The park looked a bit different Tuesday for Rigoni, who witnessed her gargantuan photographs on display for the first time.
"(My first thoughts were) is this really happening?" asked Rigoni, a lifelong county resident.
Rigoni was the first local artist chosen by the Greater Port Clinton Area Arts Council to have her art displayed on the park's wall. The council plans to choose a different artist to showcase each year.
For 12 years, the Stensen mural depicted the city's waterfront. Now Rigoni's three 14-by-16-foot photographs of the Battle of Lake Erie Bicentennial hang from the same wall.
Arts council President Carol Morgan said the Stensen mural was well-liked throughout the community but the wall was deteriorating.
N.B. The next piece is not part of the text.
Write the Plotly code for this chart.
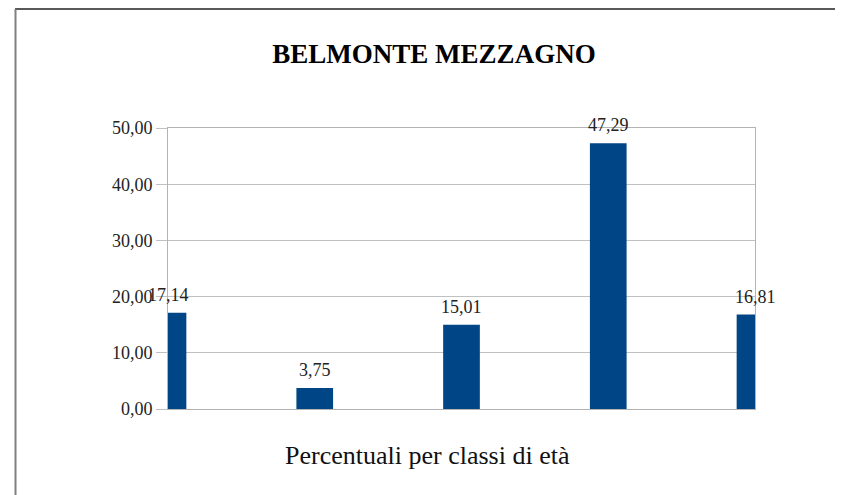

Their two initial options were both costly: either replace the structure, or paint a new mural.
"Financially we couldn't," Morgan said.
So, Morgan and other council members such as Mary Dare put their heads together and came up with a solution.
Their new plan was inexpensive, since the artists essentially donate their work for a year.
Rigoni said she is not interested in the money, rather, she is just happy she can contribute to the city she loves.
"I hope it can (add) to the revitalization of our town," Rigoni said. "Some people are weary of change. But I know some people who were negative about (the change) have (come) around."
The sudden appreciation for Rigoni's work may be a testament to its quality.
"(The photographs are) bringing the wall back to life," Morgan said.
Rigoni was one of many artists in town last year for the bicentennial.
She took a boat out to the scene with some friends, allowing her to get close to the action.
"Being out there amongst so many boats, it was majestic and overwhelming," she said.
Rigoni said she was trying to capture the essence of the Battle of Lake Erie through her photographs.
When a Coast Guard cutter arrived to the reenactment, Rigoni had a chance to capture what she wanted to.
The cutter orchestrated the "crossing of the 'T'", a significant move by Commodore Oliver Perry, as Rigoni snapped the perfect shot.
"The boat shot its canons and I shot mine," Rigoni said.
Of the three photographs hanging, this photograph of the 'T" hangs the middle.
In addition to Rigoni's photography, the statue, "The Captain and the Kid", has been moved back to the park after standing in two other locations.